As Hayden wrote, “Obama’s pledge to withdraw combat troops in 16 months, while not the ‘out now’ demand of the anti-war movement, is generally supported by most Americans and most Iraqis, and leaves Bush-McCain isolated in their opposition to deadlines.”
Thus, a vote for Obama will be, according to Hayden, a “peace mandate.” As Hayden continued:
Belittling the Iraq difference reflects a much greater omission, ignoring the gaping differences between the two candidates with 36 days until the election. On the basis of what he’s written, Dreyfuss ignores this context.
It is as if frustration with Obama is greater than anything some people on the left can feel towards McCain. I feel their pain, but let me offer this formula: no candidate will move further left than their base demands and public opinion allows.
In other words, it all boils down to the central lesser-evil logic. Obama may not be what we want, but McCain would be so much worse. And just to make sure we got the point, Hayden ended his response to Dreyfuss by calling up that old standby: the Supreme Court. “[W]hen the faith-based right has been promised a Supreme Court majority by McCain-Palin, I think the left should be in full battle mode” instead of, presumably, writing articles criticizing Obama’s shortcomings.
In other parts of the response to Dreyfuss, Hayden proposes that Obama’s hawkishness is just a political strategy intended to “close off any possible attacks from the right or the media on his national security policies and credentials.”
Yet anyone who has been paying attention to Obama’s foreign policy statements over the last two years (as Hayden has) can see that what he’s saying today is pretty much consistent with what he was saying then.
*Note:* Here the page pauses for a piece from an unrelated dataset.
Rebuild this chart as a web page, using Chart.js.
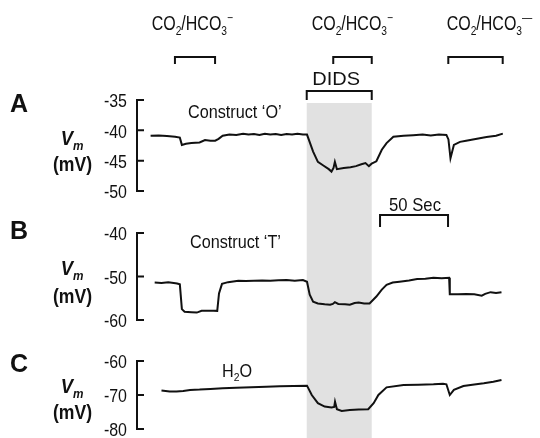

If that’s the case, then why pretend that Obama’s hawkishness is just a stratagem, with the implication that the “real” dovish Obama will emerge after he’s safely elected?
Setting aside the objective fact that Obama agreed with McCain on foreign policy far more than he disagreed with him during the debate (which was Dreyfuss’ point), would a vote for Obama really be a mandate for peace? Couldn’t a victorious Obama also say, “The American people have endorsed my calls to launch missile strikes in Pakistan without the consent of the Pakistani government, to base withdrawal from Iraq on ‘facts on the ground,’ to kill Osama bin Laden, to stand up to Russia in Georgia, etc.”?
In other words, couldn’t Obama claim that a vote for him is really a “war mandate”?
Time will tell, but progressives for Obama shouldn’t deceive themselves into believing that they will have a secret ally in the White House.